Preachers are neither the sage giving the big picture to little persons, nor the prophet using signs of the near or far future to determine one’s election. The prophets were until Christ, as Luke says. Preachers point no longer to signs, nor do they direct the journey of the searcher for wisdom, but declare the end of history and the beginning of the new in Christ alone. There is therefore no more “prophecy” and no more “wisdom” to seek. These two are at an end. What is left to say? Christ died for your trespasses and was raised for your justification. Events are done and God is doing the universal thing par excellence-electing his own in time and place, here and now, through the declaration of this very preacher. When this happens, there is neither Jew nor Greek, only Christ and his own. No more seeking signs to confirm election, the word is the Sign, Seal and Maker. No more seeking wisdom in the structure of being and your place in it (the human condition and wondering about what God is doing in this place). You have a Creator and you are His creature-justified-aligned and together in perfect coordination-without sin and in need of no law. There the matter ends.
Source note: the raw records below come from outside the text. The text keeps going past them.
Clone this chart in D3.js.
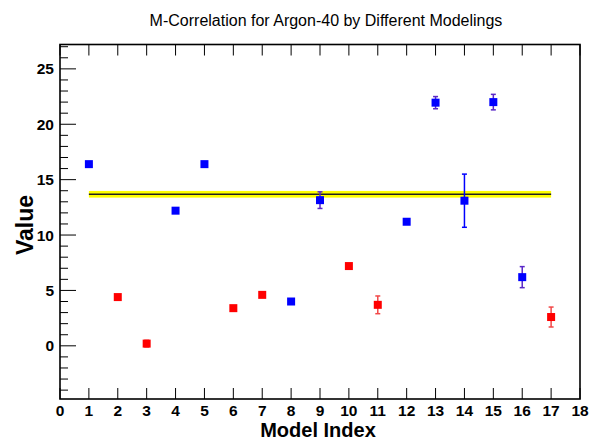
<!DOCTYPE html>
<html><head><meta charset="utf-8">
<script src="https://cdn.jsdelivr.net/npm/d3@7"></script>
<style>body{margin:0;background:#fff}svg{display:block}text{font-family:"Liberation Sans",Arial,sans-serif}</style>
</head><body><svg id="c" width="592" height="441"></svg>
<script>
const modelIndex = [1,2,3,4,5,6,7,8,9,10,11,12,13,14,15,16,17];
const values =     [16.4,4.4,0.2,12.2,16.4,3.4,4.6,4.0,13.15,7.2,3.7,11.2,21.95,13.1,22.0,6.2,2.6];
const errors =     [0,0,0.3,0,0,0,0,0,0.75,0,0.8,0,0.55,2.4,0.7,0.95,0.9];
const groups =     ["b","r","r","b","b","r","r","b","b","r","r","b","b","b","b","b","r"];
const xTicks = d3.range(0,19);
const yMajorTicks = [0,5,10,15,20,25];
const yMinorTicks = d3.range(-4,28);
const meanValue = 13.68, meanError = 0.3, meanFrom = 1, meanTo = 17;

const svg = d3.select("#c");
const L=60,R=580,T=44.5,B=399;
const x = d3.scaleLinear().domain([0,18]).range([L,R]);
const y = d3.scaleLinear().domain([-4.8,27.2]).range([B,T]);
const colors = {b:"#0000ff", r:"#ff0000"};
const errColors = {b:"#5a28c8", r:"#f24848"};

// title
svg.append("text").attr("x",326).attr("y",26).attr("text-anchor","middle")
  .attr("font-size",16).text("M-Correlation for Argon-40 by Different Modelings");

// mean band
svg.append("rect").attr("x",x(meanFrom)).attr("width",x(meanTo)-x(meanFrom))
  .attr("y",y(meanValue+meanError)).attr("height",y(meanValue-meanError)-y(meanValue+meanError))
  .attr("fill","#ffff00");
svg.append("line").attr("x1",x(meanFrom)).attr("x2",x(meanTo))
  .attr("y1",y(meanValue)).attr("y2",y(meanValue)).attr("stroke","#222").attr("stroke-width",1.5);

// axes ticks
const g = svg.append("g");
yMinorTicks.forEach(v=>{
  const major = yMajorTicks.includes(v);
  g.append("line").attr("x1",L).attr("x2",L+(major?16:8)).attr("y1",y(v)).attr("y2",y(v))
   .attr("stroke","#000").attr("stroke-width",1);
});
yMajorTicks.forEach(v=>{
  g.append("text").attr("x",54).attr("y",y(v)+5.5).attr("text-anchor","end")
   .attr("font-size",15.5).attr("font-weight","bold").text(v);
});
xTicks.forEach(v=>{
  g.append("line").attr("x1",x(v)).attr("x2",x(v)).attr("y1",B).attr("y2",B-11).attr("stroke","#000");
  g.append("line").attr("x1",x(v)).attr("x2",x(v)).attr("y1",T).attr("y2",T+11).attr("stroke","#000");
  g.append("text").attr("x",x(v)).attr("y",416).attr("text-anchor","middle")
   .attr("font-size",15.5).attr("font-weight","bold").text(v);
});
// frame
svg.append("rect").attr("x",L).attr("y",T).attr("width",R-L).attr("height",B-T)
  .attr("fill","none").attr("stroke","#000").attr("stroke-width",1.6);

// axis titles
svg.append("text").attr("x",318).attr("y",437).attr("text-anchor","middle")
  .attr("font-size",20).attr("font-weight","bold").text("Model Index");
svg.append("text").attr("transform","translate(33,225) rotate(-90)").attr("text-anchor","middle")
  .attr("font-size",23).attr("font-weight","bold").text("Value");

// error bars
const pts = modelIndex.map((m,i)=>({m,v:values[i],e:errors[i],g:groups[i]}));
pts.filter(d=>d.e>0).forEach(d=>{
  const c = d.m===14 ? colors.b : errColors[d.g];
  svg.append("line").attr("x1",x(d.m)).attr("x2",x(d.m)).attr("y1",y(d.v-d.e)).attr("y2",y(d.v+d.e))
    .attr("stroke",c).attr("stroke-width",1.5);
  [d.v-d.e,d.v+d.e].forEach(yy=>{
    svg.append("line").attr("x1",x(d.m)-2.5).attr("x2",x(d.m)+2.5).attr("y1",y(yy)).attr("y2",y(yy))
      .attr("stroke",c).attr("stroke-width",1.5);
  });
});
// markers
svg.selectAll("rect.pt").data(pts).enter().append("rect").attr("class","pt")
  .attr("x",d=>x(d.m)-4).attr("y",d=>y(d.v)-4).attr("width",8).attr("height",8)
  .attr("fill",d=>colors[d.g]);
</script></body></html>
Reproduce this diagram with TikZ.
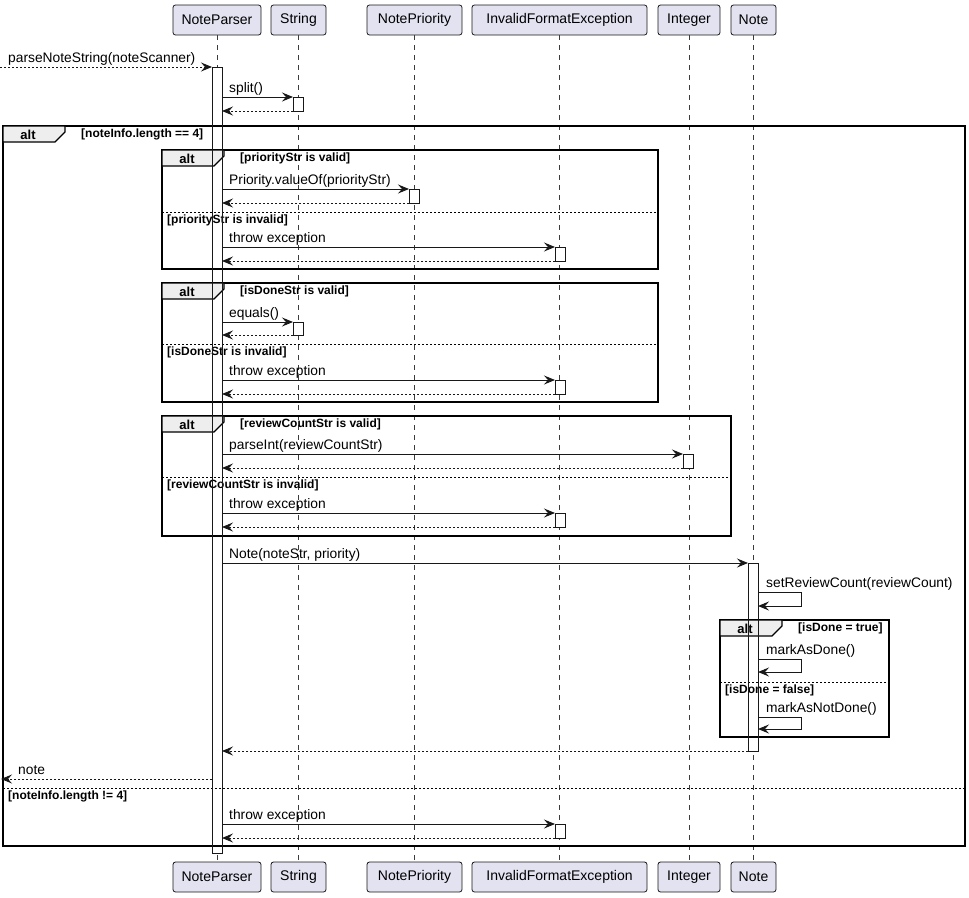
\documentclass[tikz,border=0pt]{standalone}
\usepackage{fontspec}
\setmainfont{Liberation Sans}
\usetikzlibrary{arrows.meta,calc}

\definecolor{partfill}{HTML}{E2E2F0}
\definecolor{partline}{HTML}{181818}
\definecolor{tabfill}{HTML}{EEEEEE}

\tikzset{
  part/.style={draw=partline, fill=partfill, rounded corners=2.5pt, line width=0.8pt,
    minimum height=30pt, inner sep=0pt, font=\fontsize{14}{16}\selectfont},
  lifeline/.style={draw=partline!85, line width=0.6pt, dash pattern=on 5pt off 5pt},
  act/.style={fill=white, minimum width=10pt, inner sep=0pt, outer sep=0pt, anchor=north},
  actline/.style={draw=partline, line width=0.9pt},
  msg/.style={draw=partline, line width=0.9pt, -{Stealth[length=11pt,width=9pt,inset=4pt]}},
  ret/.style={msg, dash pattern=on 2pt off 2pt},
  lbl/.style={font=\fontsize{13.8}{15}\selectfont, anchor=base west, inner sep=0pt},
  frame/.style={draw=black, line width=1.5pt},
  tab/.style={draw=black, line width=1.2pt, fill=tabfill},
  sep/.style={draw=black, line width=0.7pt, dash pattern=on 2pt off 2pt},
  cond/.style={font=\bfseries\fontsize{12}{13}\selectfont, anchor=west, inner sep=0pt},
  altlbl/.style={font=\bfseries\fontsize{13}{15}\selectfont, inner sep=0pt},
}

% alt fragment: name, x1, y1, x2, y2, guard
\newcommand\altframe[6]{%
  \draw[frame] (#2,#3) rectangle (#4,#5);
  \draw[tab] (#2,#3) -- (#2+62,#3) -- (#2+62,#3+6) -- (#2+52,#3+16) -- (#2,#3+16) -- cycle;
  \node[altlbl] (#1alt) at (#2+25,#3+8.5) {alt};
  \node[cond] (#1guard) at (#2+78,#3+8.5) {#6};
}
% else divider: name, x1, x2, y, guard
\newcommand\elsepart[5]{%
  \draw[sep] (#2,#4) -- (#3,#4);
  \node[cond] (#1else) at (#2+5,#4+8) {#5};
}
% call from an activation bar to another one, with its dashed reply
\newcommand\callret[4]{%
  \draw[msg] (#2.east |- #3.north) -- (#3.north west);
  \path (#2.east |- #3.north) ++(7,-5) node[lbl] (#1) {#4};
  \draw[ret] (#3.south west) -- (#2.east |- #3.south);
}
% self call on an activation bar: name, bar, top y, bottom y, label
\newcommand\selfcall[5]{%
  \draw[msg] (#2.east |- 0,#3) -- ($(#2.east |- 0,#3)+(43,0)$) -- ($(#2.east |- 0,#4)+(43,0)$) -- (#2.east |- 0,#4);
  \path (#2.east |- 0,#3) ++(8,-5) node[lbl] (#1) {#5};
}

\begin{document}
\begin{tikzpicture}[x=1pt,y=-1pt]
\useasboundingbox (0,0) rectangle (969,897);

% participants, top and bottom
\foreach \n/\x/\w/\t in {NP/217/88/NoteParser, S/298.5/55/String, NPr/414.5/95/NotePriority,
    IFE/559.5/175/InvalidFormatException, I/689/62/Integer, N/753.5/45/Note} {
  \node[part, minimum width=\w pt] (top\n) at (\x,20) {\t};
  \node[part, minimum width=\w pt] (bot\n) at (\x,877) {\t};
}

% lifelines
\foreach \n in {NP,S,NPr,IFE,I,N}
  \draw[lifeline] (top\n.south) -- (bot\n.north);

% activation bars (fill first, outline later)
\node[act, minimum height=786pt] (actNP) at (217,67) {};
\node[act, minimum height=14pt] (actS1) at (298,97) {};
\node[act, minimum height=14pt] (actNPr) at (414,189) {};
\node[act, minimum height=14pt] (actE1) at (560,247) {};
\node[act, minimum height=13pt] (actS2) at (298,322) {};
\node[act, minimum height=14pt] (actE2) at (560,380) {};
\node[act, minimum height=14pt] (actI) at (688,454) {};
\node[act, minimum height=14pt] (actE3) at (560,513) {};
\node[act, minimum height=188pt] (actN) at (753,563) {};
\node[act, minimum height=14pt] (actE4) at (560,824) {};

% combined fragments
\altframe{outer}{3}{126}{965}{846}{[noteInfo.length == 4]}
\elsepart{outer}{3}{965}{788}{[noteInfo.length != 4]}
\altframe{prio}{162}{150}{658}{269}{[priorityStr is valid]}
\elsepart{prio}{162}{658}{212}{[priorityStr is invalid]}
\altframe{done}{162}{283}{658}{402}{[isDoneStr is valid]}
\elsepart{done}{162}{658}{344}{[isDoneStr is invalid]}
\altframe{rev}{162}{416}{731}{536}{[reviewCountStr is valid]}
\elsepart{rev}{162}{731}{477}{[reviewCountStr is invalid]}
\altframe{flag}{720}{620}{889}{737}{[isDone = true]}
\elsepart{flag}{720}{889}{682}{[isDone = false]}

% activation bar outlines
\foreach \a in {actNP,actS1,actNPr,actE1,actS2,actE2,actI,actE3,actN,actE4}
  \draw[actline] (\a.north west) rectangle (\a.south east);

% incoming call and final reply
\coordinate (caller) at (0,67);
\coordinate (callerback) at (1,779);
\draw[ret] (caller) -- (actNP.north west);
\node[lbl] (mParse) at (8,62) {parseNoteString(noteScanner)};

% messages
\callret{mSplit}{actNP}{actS1}{split()}
\callret{mPrio}{actNP}{actNPr}{Priority.valueOf(priorityStr)}
\callret{mThrowA}{actNP}{actE1}{throw exception}
\callret{mEq}{actNP}{actS2}{equals()}
\callret{mThrowB}{actNP}{actE2}{throw exception}
\callret{mParseInt}{actNP}{actI}{parseInt(reviewCountStr)}
\callret{mThrowC}{actNP}{actE3}{throw exception}
\callret{mNew}{actNP}{actN}{Note(noteStr, priority)}
\callret{mThrowD}{actNP}{actE4}{throw exception}

\selfcall{mSetRev}{actN}{592}{606}{setReviewCount(reviewCount)}
\selfcall{mDone}{actN}{659}{672}{markAsDone()}
\selfcall{mNotDone}{actN}{717}{729}{markAsNotDone()}

\draw[ret] (actNP.west |- callerback) -- (callerback);
\node[lbl] (mNote) at (18,774) {note};
\end{tikzpicture}
\end{document}
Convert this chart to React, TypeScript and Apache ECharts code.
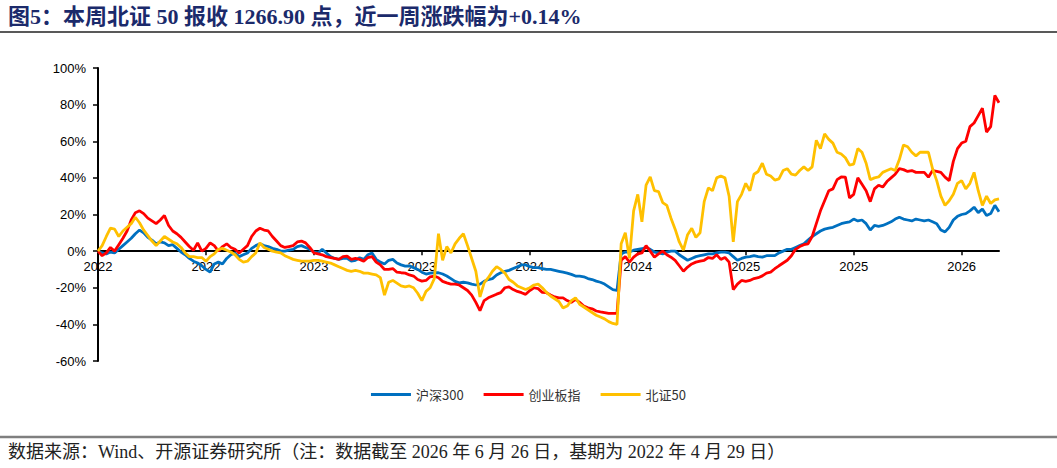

Of course the difficulty in hearing such a preacher or declaring what such a preacher declares is the fear of having the law come to an end and there is left nothing but Christ justifying sinners. If we stay for the moment with Badiou and his interest in Freud and Marx, we can say with him that both the Jews and the Gentiles have their favored discourses brought to an end, which are discourses “of the Father.” That is language is finally used as a means of mastery-either the wise man or prophet, and mastery holds that communities are bound together by obedience to the Father’s law. Mastery is the use of that law, or the attempt to reject that law in the form of the antinomian dream.
Instead, true preaching is a discourse of the Son, who receives and is finally done unto. The Son took the form of a slave, even unto death, the death on the cross. There is your problem: Preaching is an event of election, and Christ chooses badly. You are elected by a preacher outside yourself in an accident of time and place not only despite our failure to master the law but in opposition to all your “mastery,” leaving you dead in your sins. Then apart from these sins, since they now belong to Christ, you are made a perfectly passive creature on whom Christ bestows everything needed for life-and in unbearable excess-giving His own Self unto eternal life. All of this is accomplished purely by being uttered so that the law kills and the Spirit makes alive in the simplest declaration that has no sign (simulacrum) and no wisdom (order) in it at all-Christ was crucified for your trespasses, raised for your justification. Preaching is that exciting and accidental event when this comes for you. At the same time preaching is that not-event that we call resurrection from the dead. End of story. Beginning of life eternal.
1Alain Badiou, Being and Event Translated by Oliver Feltham (New York: Continuum Press, 2006) 201-2.